D’après le Conseil d’État, le système de contrôle des captures accidentelles mis en place, dont notamment le dispositif d’observateurs en mer reposant sur du volontariat, demeure insuffisant pour connaître précisément leur ampleur et « laisse persister des niveaux élevés d’incertitude sur la fréquence et les causes des captures accidentelles des cétacés ». Pour cette raison, des mesures complémentaires devront être mises en place pour permettre d’estimer au mieux le nombre de captures annuelles de petits cétacés, notamment en poursuivant le renforcement du dispositif d’observation en mer. La haute juridiction administrative indique que ces mesures permettront de garantir un état de conservation favorable du dauphin commun, du grand dauphin et du marsouin commun, conformément aux obligations issues du droit européen. Pour les ONG, il s’agit d’une victoire historique.
Conclusion
Cette décision constitue une réelle avancée pour la protection des cétacés, dont le nombre de morts continue de croître chaque année. Si les ONG regrettent que les autorités aient pris autant de temps à réagir, elles se réjouissent de cette victoire de bon augure pour mettre fin au massacre des dauphins.

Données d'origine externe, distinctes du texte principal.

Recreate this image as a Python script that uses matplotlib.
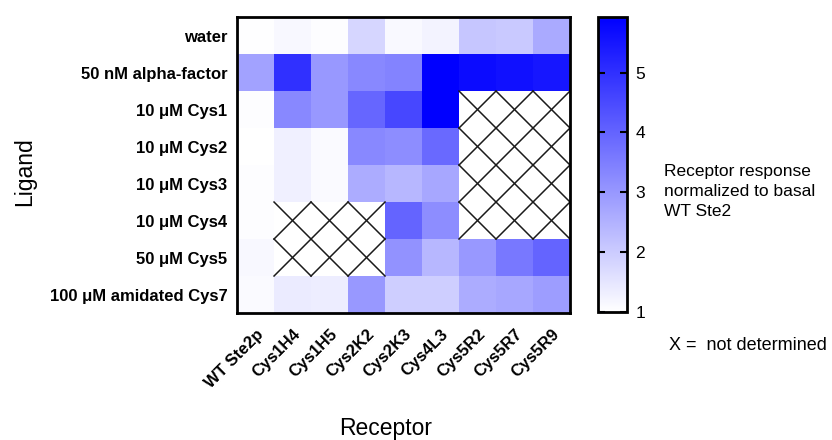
import numpy as np
import matplotlib
matplotlib.use("Agg")
import matplotlib.pyplot as plt
from matplotlib.colors import LinearSegmentedColormap

plt.rcParams['font.family'] = ['Liberation Sans', 'DejaVu Sans']

# 数据
ligands = ["water", "50 nM alpha-factor", "10 μM Cys1", "10 μM Cys2",
           "10 μM Cys3", "10 μM Cys4", "50 μM Cys5", "100 μM amidated Cys7"]
receptors = ["WT Ste2p", "Cys1H4", "Cys1H5", "Cys2K2", "Cys2K3",
             "Cys4L3", "Cys5R2", "Cys5R7", "Cys5R9"]
nan = np.nan
water = [1.03, 1.15, 1.05, 1.8, 1.12, 1.25, 2.1, 2.05, 2.65]
alpha = [2.8, 5.0, 3.0, 3.3, 3.4, 5.93, 5.7, 5.6, 5.5]
cys1 = [1.05, 3.3, 3.0, 3.95, 4.55, 5.93, nan, nan, nan]
cys2 = [1.0, 1.3, 1.1, 3.3, 3.2, 3.9, nan, nan, nan]
cys3 = [1.05, 1.3, 1.1, 2.6, 2.4, 2.7, nan, nan, nan]
cys4 = [1.05, nan, nan, nan, 4.0, 3.2, nan, nan, nan]
cys5 = [1.15, nan, nan, nan, 3.1, 2.4, 3.0, 3.6, 4.0]
cys7 = [1.1, 1.4, 1.35, 3.0, 1.95, 1.95, 2.6, 2.7, 2.9]
cbar_ticks = [1, 2, 3, 4, 5]

data = np.array([water, alpha, cys1, cys2, cys3, cys4, cys5, cys7])

cmap = LinearSegmentedColormap.from_list("wb", ["#ffffff", "#0000ff"])
cmap.set_bad("white")

fig = plt.figure(figsize=(8.32, 4.4), dpi=100)
ax = fig.add_axes([0.2849, 0.2886, 0.4002, 0.6727])
im = ax.imshow(np.ma.masked_invalid(data), cmap=cmap, vmin=1, vmax=5.93,
               aspect='auto', interpolation='nearest')

# 未测定的格子画 X
for i in range(data.shape[0]):
    for j in range(data.shape[1]):
        if np.isnan(data[i, j]):
            ax.plot([j - .5, j + .5], [i - .5, i + .5], color='#1a1a1a', lw=1.1)
            ax.plot([j - .5, j + .5], [i + .5, i - .5], color='#1a1a1a', lw=1.1)

ax.set_xlim(-0.5, data.shape[1] - 0.5)
ax.set_ylim(data.shape[0] - 0.5, -0.5)
ax.set_xticks(range(len(receptors)))
ax.set_xticklabels(receptors, rotation=45, ha='right', rotation_mode='anchor',
                   fontsize=12, fontweight='bold')
ax.set_yticks(range(len(ligands)))
ax.set_yticklabels(ligands, fontsize=12, fontweight='bold')
ax.tick_params(axis='y', length=0, pad=7)
ax.tick_params(axis='x', length=0, pad=10)
for s in ax.spines.values():
    s.set_linewidth(2)

# colorbar
cax = fig.add_axes([0.7188, 0.2909, 0.0349, 0.6705])
cb = fig.colorbar(im, cax=cax, ticks=cbar_ticks)
cb.outline.set_linewidth(2)
cax.tick_params(labelsize=12.5, length=5, width=1.5, direction='in',
                left=True, right=True, pad=6)

fig.text(0.798, 0.565, "Receptor response\nnormalized to basal\nWT Ste2",
         fontsize=12.5, va='center', ha='left', linespacing=1.45)
fig.text(0.804, 0.215, "X =  not determined", fontsize=13, va='center', ha='left')

fig.text(0.464, 0.027, "Receptor", fontsize=16.5, ha='center', va='center')
fig.text(0.03, 0.61, "Ligand", fontsize=16.5, ha='center', va='center', rotation=90)

plt.savefig("out.png", dpi=100)
plt.close()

Reste à savoir comment le gouvernement exécutera cette décision, et s’il suivra les recommandations du CIEM sur les durées de fermeture des zones de pêche. En tout état de cause, le Conseil d’État dispose d’un pouvoir de contrôle à posteriori qui lui permettra de vérifier que ses préconisations ont bien été suivies. Les ONG, elles, ne manqueront pas de vigilance.